Surfing is a sport whose origins may be traced to the ancient Polynesian cultures of the Pacific Ocean. In 1788, Captain James Cook, the English explorer, observed the indigenous people of both Tahiti and the Hawaiian Islands using long wooden boards to move through the waves near shore. American author Mark Twain described his own adventures with Hawaiian surfing in his book Roughing It published in 1871. California, the place most often associated with surfing, first became a hotbed of the sport in the 1920s and 1930s. The California surfing community helped propel the sport into the cultural mainstream in the late 1950s; surfer expressions such as "stoked," "hot dogging," and "wipeout" became a part of modern speech.

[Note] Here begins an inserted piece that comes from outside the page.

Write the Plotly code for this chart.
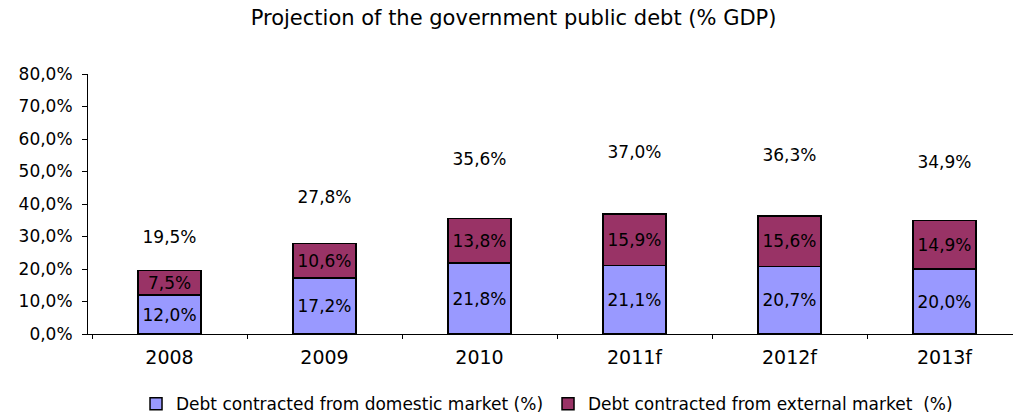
import plotly.graph_objects as go

years = ["2008", "2009", "2010", "2011f", "2012f", "2013f"]
domestic = [12.0, 17.2, 21.8, 21.1, 20.7, 20.0]
external = [7.5, 10.6, 13.8, 15.9, 15.6, 14.9]
totals = [19.5, 27.8, 35.6, 37.0, 36.3, 34.9]

FONT = "DejaVu Sans, Verdana, sans-serif"


def pct(v):
    return f"{v:.1f}".replace(".", ",") + "%"


fig = go.Figure()
fig.add_trace(go.Bar(
    x=years, y=domestic, name="Debt contracted from domestic market (%)",
    marker=dict(color="#9999FF", line=dict(color="black", width=1.5)),
    text=[pct(v) for v in domestic], textposition="inside",
    insidetextanchor="middle", textangle=0, constraintext="none",
    textfont=dict(color="black", size=17, family=FONT), width=0.405,
))
fig.add_trace(go.Bar(
    x=years, y=external, name="Debt contracted from external market  (%)",
    marker=dict(color="#993366", line=dict(color="black", width=1.5)),
    text=[pct(v) for v in external], textposition="inside",
    insidetextanchor="middle", textangle=0, constraintext="none",
    textfont=dict(color="black", size=17, family=FONT), width=0.405,
))
# Total debt labels floating above each stack
fig.add_trace(go.Scatter(
    x=years, y=[t * 1.5 for t in totals], mode="text",
    text=[pct(t) for t in totals], textposition="middle center",
    textfont=dict(color="black", size=17, family=FONT),
    showlegend=False, hoverinfo="skip",
))

fig.update_layout(
    barmode="stack",
    width=1013, height=415,
    margin=dict(l=88, r=0, t=74, b=81),
    paper_bgcolor="white", plot_bgcolor="white",
    separators=",.",
    font=dict(family=FONT, size=17, color="black"),
    title=dict(text="Projection of the government public debt (% GDP)",
               x=0.507, xref="container", y=0.957, yref="container",
               xanchor="center", yanchor="middle",
               font=dict(size=21, family=FONT, color="black")),
    legend=dict(orientation="h", x=0.54, xref="container", xanchor="center",
                y=0.026, yref="container", yanchor="middle",
                font=dict(size=17, family=FONT, color="black"),
                itemwidth=30, traceorder="normal"),
    xaxis=dict(type="category", range=[-0.526, 5.442],
               showline=True, linecolor="black", linewidth=1,
               ticks="outside", tickson="boundaries", ticklen=4,
               tickcolor="black", showgrid=False, zeroline=False,
               ticklabelstandoff=6,
               tickfont=dict(size=19, family=FONT, color="black")),
    yaxis=dict(range=[0, 80], dtick=10, tickformat=".1f", ticksuffix="%",
               showline=True, linecolor="black", linewidth=1,
               ticks="outside", ticklen=5, tickcolor="black",
               showgrid=False, zeroline=False, ticklabelstandoff=6,
               tickfont=dict(size=17, family=FONT, color="black")),
)

fig.write_html("out.html")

Surfing has attained a worldwide appeal due in large part to its utter simplicity. A surfer paddles out into the ocean on a surfboard, and awaits a suitable sized breaking wave on which to ride back to the shore using the wave's energy for propulsion. The more ambitious and talented the surfer, the larger the wave or the greater number of tricks the surfer can execute as the wave travels towards the shore.

Competitive surfing is a subjectively judged and the variability of wave height and speed may impact upon the competitive result.
Although surfing pre-dates the popularity of extreme sports, surfing's inherent physical dangers and its potential for high levels of personal satisfaction, as opposed to achieving a competitive result, warrant its inclusion in the extreme sports category.

The modern surfboard has undergone many changes since the days of the Polynesians. Early surfboards were often as long as 16 ft (5 m), weighing over 100 1b (45 kg), and each was built to support the surfer. Modern surfboards are constructed from synthetic materials such as epoxy, fiberglass, and carbon fiber composites and the boards are usually a shorter length, designed to suit the style of the surfer but also intended to be highly maneuverable in the water. An inexperienced surfer is often directed to a wider and longer board, as the greater the surface area in contact with the water, the greater the stability of the board.

In colder weather or water temperatures below 68°F (20°C), surfers will often wear a wetsuit to protect themselves from the combined effects of cold water and cold air.

Surfing is unique among sports in that the ride on a surfboard is powered by water and the resultant force of gravity alone. The physical object of surfing is to slide down the surface of the wave at the same speed at which the water is moving upwards. If the surfer moves took quickly along the wave surface, the surfer proceed to the bottom of the wave and end the ride as the surfer will no longer be affected by the wave motion. If the surfer moves slower than the wave, the wave will out run the surfer, creating a wipeout. It is for this reason that a surfer can maintain a stable position while riding below the crest of a mammoth ocean wave.

The surfer and the surfboard are balanced on the water surface when the force of gravity acting downwards upon the surfer is precisely equal to the hydrostatic effect, or buoyancy, directed upwards. The center of mass of the board is its balance point; when the surfer moves towards the front or the rear of the board, the board will become oriented accordingly, with the nose or back moved upwards or down to reflect to shift in position by the surfer. A surfer executes a turn on the board by shifting body position to the rear of the board, a movement that creates torque (twisting effect in the motion of the board). The forces of gravity and buoyancy are now directly under the surfer, permitting the turn to be executed. When the surfer pushes downwards on the board, the force of the push is greater than the force of gravity, causing the turn to occur more quickly.

As the surfer moves through the water on the board, the surfer maintains a low, bent leg position, to maximize balance on the board and to respond to any forces directed against the board with subtle changes of position.

A shorter surfboard provides the surfer with greater maneuverability, as the shorter the board, the shorter the axis upon which the surfer is required to turn. A longer surf board possesses an inherently greater moment of inertia, the time period within which an object resists the forces directing it to turn. Conversely, a longer surfboard will tend to travel faster across the surface of the water, due to the relationship between drag and the volume of water displaced by the board. The fins attached to the rear of the surfboard, known as the "skeg" act in a similar fashion to that of a keel on a sail boat, as the fins extending downwards into the water aid in preventing the surfboard from being pushed too far sideways by the force of the moving water.

The International Surfing Association (ISA) is the world governing body of surfing; surfing is also a member of the International Olympic Committee, although surfing is not an Olympic sport. There are also various professional surfing events held in various parts of the world on an annual basis sanctioned by the ISA. Competitive surfing is a subjectively judged and the variability of wave height and speed may impact upon the competitive result.